High school innovation continues to stem exodus of dropouts
Innovative high schools in North Carolina continue to show strong evidence of success in keeping students engaged in school and on track to graduation. Students who are enrolled in the pioneering small schools are significantly less likely to drop out than their peers in larger, traditional high schools.
The combined dropout rate last year for the innovative schools that are partners with the North Carolina New Schools Project was 3.37 percent -- compared to a 4.97 percent rate for the state as a whole, according to an NCNSP analysis of
dropout data released Thursday to the State Board of Education. The state's overall dropout rate represented the first decline since the 2004-05 year. The dropout rate last year was 5.24 percent.

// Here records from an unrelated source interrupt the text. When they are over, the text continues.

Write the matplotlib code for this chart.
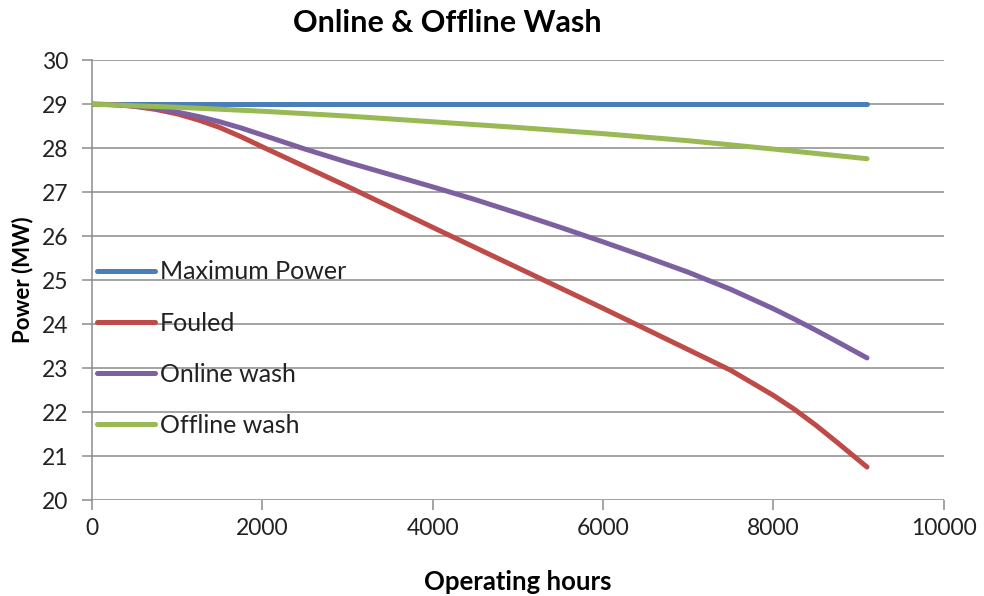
import numpy as np
import matplotlib
matplotlib.use('Agg')
import matplotlib.pyplot as plt

# values (operating hours vs power in MW)
hours_max = [0, 9100]
power_max = [29.0, 29.0]

hours_fouled = [0, 250, 500, 750, 1000, 1250, 1500, 1750, 2000, 2500, 3000, 4000, 5000, 6000,
                7000, 7500, 8000, 8250, 8500, 8750, 9100]
power_fouled = [29.0, 28.99, 28.95, 28.88, 28.78, 28.64, 28.47, 28.26, 28.03, 27.58, 27.13, 26.2, 25.28, 24.36,
                23.42, 22.95, 22.38, 22.06, 21.7, 21.31, 20.75]

hours_online = [0, 250, 500, 750, 1000, 1250, 1500, 1750, 2000, 2500, 3000, 3500, 4000, 4500, 5000,
                5500, 6000, 6500, 7000, 7500, 8000, 8250, 8500, 8750, 9100]
power_online = [29.0, 28.99, 28.96, 28.9, 28.82, 28.72, 28.6, 28.46, 28.3, 27.98, 27.68, 27.4, 27.12, 26.83, 26.52,
                26.2, 25.87, 25.53, 25.18, 24.79, 24.35, 24.11, 23.86, 23.6, 23.23]

hours_offline = [0, 1000, 2000, 3000, 4000, 5000, 6000, 7000, 8000, 9100]
power_offline = [29.0, 28.93, 28.84, 28.73, 28.6, 28.47, 28.33, 28.17, 27.98, 27.76]

xticks = [0, 2000, 4000, 6000, 8000, 10000]
yticks = [20, 21, 22, 23, 24, 25, 26, 27, 28, 29, 30]

plt.rcParams['font.family'] = ['Lato', 'DejaVu Sans']

f = plt.figure(figsize=(9.84, 5.96), dpi=100)
ax = f.add_axes([0.0935, 0.161, 0.8655, 0.738])

grid_c = '#8c8c8c'
for y in yticks:
    ax.axhline(y, color=grid_c, lw=1.1, zorder=1)

ax.plot(hours_max, power_max, color='#4A7EBB', lw=3.6, label='Maximum Power', zorder=3, solid_capstyle='round')
ax.plot(hours_fouled, power_fouled, color='#BE4B48', lw=3.6, label='Fouled', zorder=3, solid_capstyle='round')
ax.plot(hours_online, power_online, color='#7D60A0', lw=3.6, label='Online wash', zorder=3, solid_capstyle='round')
ax.plot(hours_offline, power_offline, color='#98B954', lw=3.6, label='Offline wash', zorder=3, solid_capstyle='round')

ax.set_xlim(0, 10000)
ax.set_ylim(20, 30)
ax.set_xticks(xticks)
ax.set_yticks(yticks)
ax.tick_params(axis='both', labelsize=16.5, length=7, width=1.1, color=grid_c, colors='#222222')
ax.tick_params(axis='y', pad=10)
ax.tick_params(axis='x', pad=6)

for s in ['top', 'right', 'bottom']:
    ax.spines[s].set_visible(False)
ax.spines['left'].set_color(grid_c)
ax.spines['left'].set_linewidth(1.1)

ax.set_xlabel('Operating hours', fontsize=18.5, fontweight='bold', labelpad=22)
ax.set_ylabel('Power (MW)', fontsize=16, fontweight='bold', labelpad=6)

f.text(0.455, 0.961, 'Online & Offline Wash', fontsize=22, fontweight='bold', ha='center', va='center')

leg = ax.legend(loc='center left', bbox_to_anchor=(0.006, 0.344), frameon=False, fontsize=18,
                handlelength=2.3, handletextpad=0.2, labelspacing=1.13, borderpad=0, borderaxespad=0)
for t in leg.get_texts():
    t.set_color('#222222')

plt.savefig('out.png', dpi=100)
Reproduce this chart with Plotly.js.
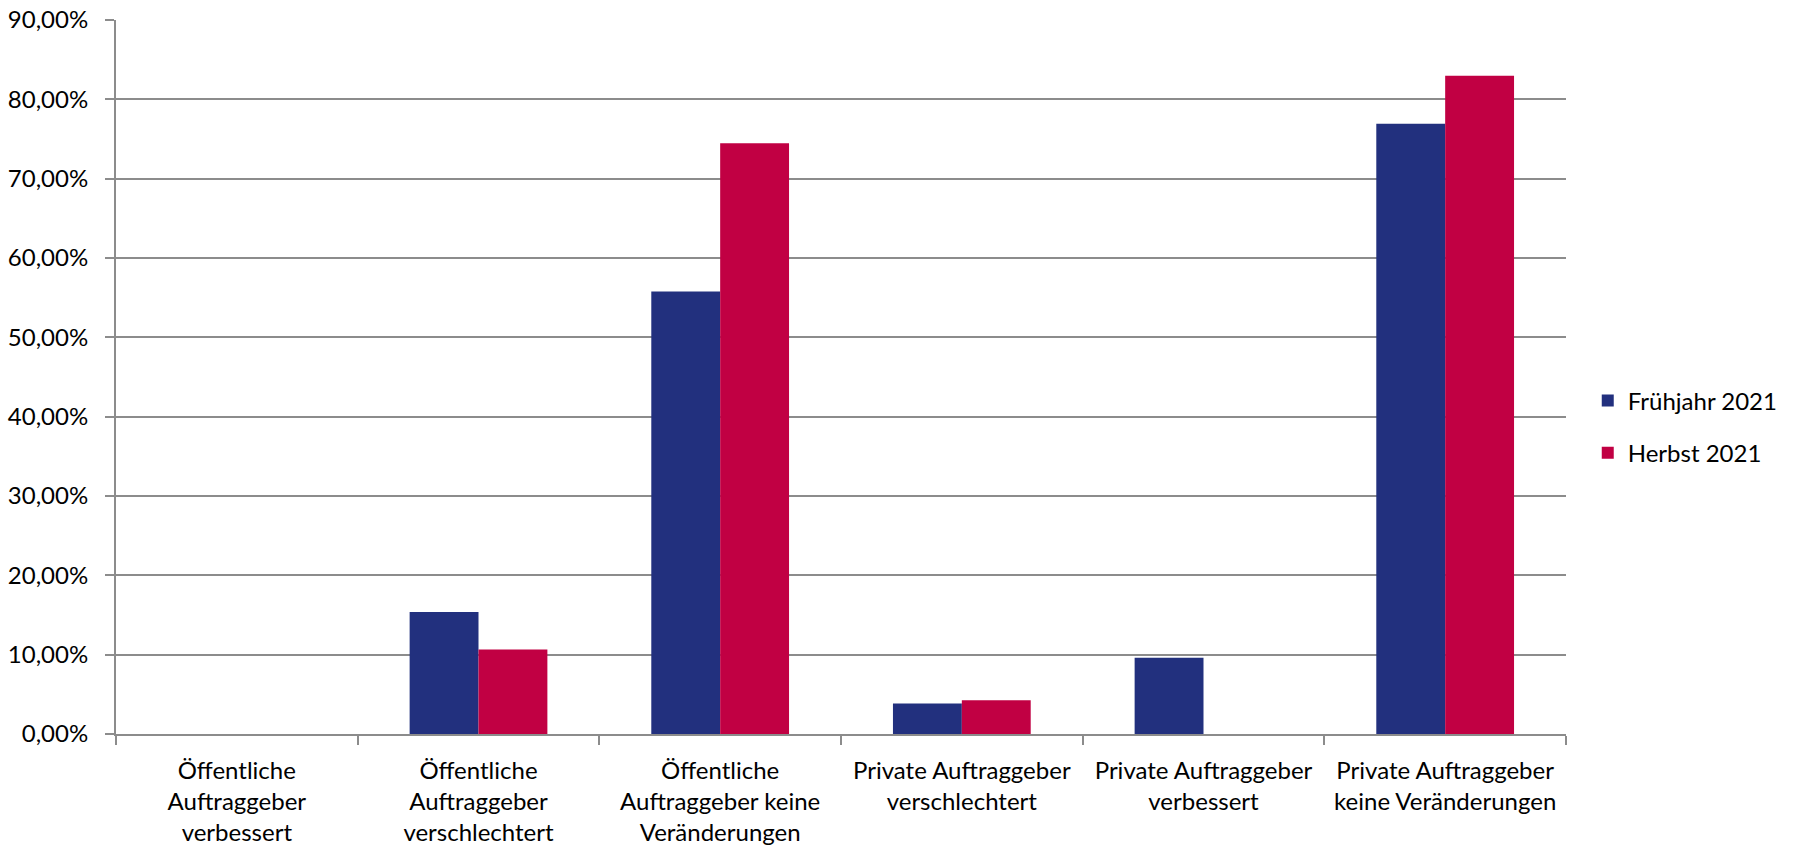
<!DOCTYPE html>
<html>
<head>
<meta charset="utf-8">
<script src="https://cdn.plot.ly/plotly-3.0.1.min.js"></script>
<style>
html,body{margin:0;padding:0;background:#fff;}
#chart{width:1801px;height:846px;}
</style>
</head>
<body>
<div id="chart"></div>
<script>
const categories = [
  "Öffentliche<br>Auftraggeber<br>verbessert",
  "Öffentliche<br>Auftraggeber<br>verschlechtert",
  "Öffentliche<br>Auftraggeber keine<br>Veränderungen",
  "Private Auftraggeber<br>verschlechtert",
  "Private Auftraggeber<br>verbessert",
  "Private Auftraggeber<br>keine Veränderungen"
];
const seriesNames = ["Frühjahr 2021", "Herbst 2021"];
const fruehjahr2021 = [0, 15.38, 55.77, 3.85, 9.62, 76.92];
const herbst2021 = [0, 10.64, 74.47, 4.26, 0, 82.98];
const yTickValues = [0, 10, 20, 30, 40, 50, 60, 70, 80, 90];
const yTickText = yTickValues.map(v => v.toFixed(2).replace(".", ",") + "%");

const FONT = "Lato, 'Noto Sans', sans-serif";
const GRID = "#8c8c8c";

const traces = [
  {type: "bar", name: seriesNames[0], x: categories, y: fruehjahr2021,
   marker: {color: "#22307e", line: {width: 0}},
   legendgroup: "a", hoverinfo: "skip"},
  {type: "bar", name: seriesNames[1], x: categories, y: herbst2021,
   marker: {color: "#c10043", line: {width: 0}},
   legendgroup: "b", hoverinfo: "skip"}
];

const layout = {
  width: 1801, height: 846,
  paper_bgcolor: "#fff", plot_bgcolor: "#fff",
  margin: {l: 116, r: 235, t: 20, b: 112, pad: 0},
  font: {family: FONT, size: 24, color: "#000"},
  barmode: "group", bargap: 0.43, bargroupgap: 0,
  showlegend: true,
  legend: {x: 1.015, xanchor: "left", y: 0.43, yanchor: "middle",
           font: {family: FONT, size: 24, color: "#000"},
           traceorder: "grouped", tracegroupgap: 18,
           bgcolor: "rgba(0,0,0,0)"},
  xaxis: {type: "category", showgrid: false, showline: true, linecolor: GRID, linewidth: 2,
          ticks: "outside", tickson: "boundaries", ticklen: 9, tickcolor: GRID, tickwidth: 2,
          ticklabelstandoff: 14,
          tickangle: 0, tickfont: {family: FONT, size: 24, color: "#000"}, fixedrange: true},
  yaxis: {range: [0, 90], tickmode: "array", tickvals: yTickValues, ticktext: yTickText,
          showgrid: true, gridcolor: GRID, gridwidth: 2,
          showline: true, linecolor: GRID, linewidth: 2, zeroline: false,
          ticks: "outside", ticklen: 9, tickcolor: GRID, tickwidth: 2,
          ticklabelstandoff: 12,
          tickfont: {family: FONT, size: 24, color: "#000"}, fixedrange: true}
};

Plotly.newPlot("chart", traces, layout, {displayModeBar: false, staticPlot: true});
</script>
</body>
</html>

Learn and Earn early college high schools and redesigned high schools with a focus on science, technology, engineering and math showed particularly strong results. Some whole-school conversions of large comprehensive high schools had less success last year stemming dropouts.
Among all 82 innovative high schools open this year and last, just less than half -- 39 schools -- reported losing no students as dropouts. An additional five schools had only one dropout. Of 59 total public and charter high schools across the state last year reporting no dropouts, 39 were innovative schools.
The latest dropout data provides another year of evidence that high school transformation has a powerful impact on the critical issue of student engagement. Of the dozen innovative high schools that in their initial 2005-06 school year lost no more than two students as dropouts, 10 maintained the same track record through 2007-08, even as they added grades and grew their enrollments. For all 82 schools that were open during the last two years, 51 had two or fewer dropouts during the 2007-08 year.
State education leaders cited early college high schools and other small schools as a factor helping to improve North Carolina's dropout numbers. The 17,000 students who were enrolled in the 82 innovative schools accounted for about 4 percent of the state's 450,000 high school students, but the 541 dropouts from those schools represented a much smaller share of all dropouts -- 2.4 percent.
Keeping more students in school and on track to graduation isn't a simple task with a single approach. But there's widespread agreement among educators that students are more likely to stay in school and engaged when they feel solid connections with their school.
Michael Basham, superintendent of Hertford County schools, told members of the State Board of Education on Thursday that such connections help give students hope -- a key ingredient in helping students persist and succeed.
"When you know the students and give them hope, good things happen," Basham said. "It boils down to giving students hope that they can be successful."
Hertford schools were highlighted during Thursday's state board meeting for a three-year trend of a declining dropout rate. The district in rural, northeastern North Carolina has cut its dropout rate in half in the last three years, from 5.82 percent to 2.95 percent. Basham said the addition of an early college high school this year will help reduce the number of dropouts even more.
Basham also cited two other key factors that he said have made a difference: the strong commitment of the county's school board to serious efforts to change high school outcomes and the leadership of effective principals.
The state's innovative high schools also had success with students in 9th grade -- the year when students are most likely to quit. About a third of all dropouts in North Carolina last year were 9th graders. Yet 49 of the 76 innovative high schools that enrolled 9th graders last year lost no freshmen as dropouts. And compared to schools with similar demographics, 65 of the 76 innovative schools with freshmen last year were more successful in keeping their 9th graders in school.
Early college high schools continue to stand out as a particularly effective hedge against dropouts. Of the 42 schools, most of which are located on community college campuses, 29 reported no dropouts; 36 with no 9th grade dropouts.
In addition, 10 redesigned schools that opened last year with a focus on science, technology, engineering and math (STEM) also show promise in helping reduce dropouts. Nine of the schools lost no students as dropouts from the 9th grade, which for most of the schools was their only grade last year. Several other start-up schools that opened in 2005 with a health-science focus also continue to lose few, if any, students as dropouts. The 10 STEM schools were opened as part of "turnaround" efforts ordered by the state in high schools with chronically low performance.
The greatest challenges remain large traditional high schools that have converted fully to a set of smaller innovative schools. Across those campuses, the dropout rates vary, with a few of the new schools dipping below the state average and others exceeding it.
However, the 30 innovative schools created by redesigning part or all of traditional high schools tended to outperform comparable traditional, comprehensive schools Twenty of the 30 did better than their comparison school for all dropouts, and 16 of 25 with 9th grade classes did better than their comparison school for freshmen dropouts.